Lee Schneider (27:48.046)
Mm-hmm.
Eiren Caffall (28:10.376)
a widening and a deepening of our relationship to what fiction can do. And I think also that so much beautiful film and fiction is being made now that allows us to have these bigger, deeper conversations about how we want to form our society that even come through the sci-fi lens. We just got done watching Andor and it was such a beautiful piece of art that was so perfect for this contemporary political moment.

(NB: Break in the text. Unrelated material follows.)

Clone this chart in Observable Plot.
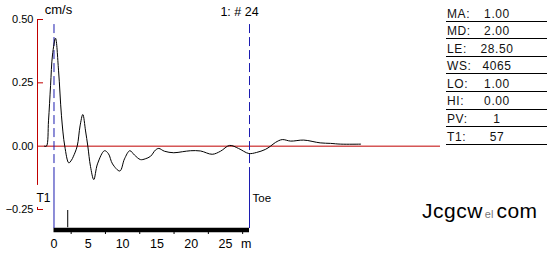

and is also sci-fi. And so when something like The Expanse or Andor is able to do that or China Muv-eel, to have these bigger conversations about what's going on in contemporary life and not just to be having them within the genre by itself but to be available and opened to a wider audience is really exciting because those have always been there in science fiction. I was a 14-year-old obsessed with Ray Bradbury. Those were very political themes that were going on.
it wasn't something where I felt like those conversations about those writers were happening in all kinds of literary spaces and I feel like it is now, or at least that's been my experience and it's been really refreshing.
Lee Schneider (29:19.712)
Wonderful, that's beautiful. Are there any other themes that you think we didn't talk about that we should cover?
Eiren Caffall (29:25.896)
No, I mean think those are the major ones. think really what I'm working towards and what I'm working on is trying to create these speculative worlds where I talk about the same things we're struggling with in the world at the moment, which is in the face of collapse, whether it's political, scientific, or ecological, what do we do to save ourselves and each other and to save what we can for the world.
Lee Schneider (29:29.528)
Okay.
Eiren Caffall (29:55.57)
that we really want to make on the other side of it. Disasters are only interesting to me if we also acknowledge that there's recovery from disaster. There's loss, but there's a future that we have to protect.
Lee Schneider (30:09.518)
Beautiful well stated well, thanks so much for joining me today. This was really a lot of
Eiren Caffall (30:15.525)
my gosh, it's been a joy, a delight. Thanks for asking.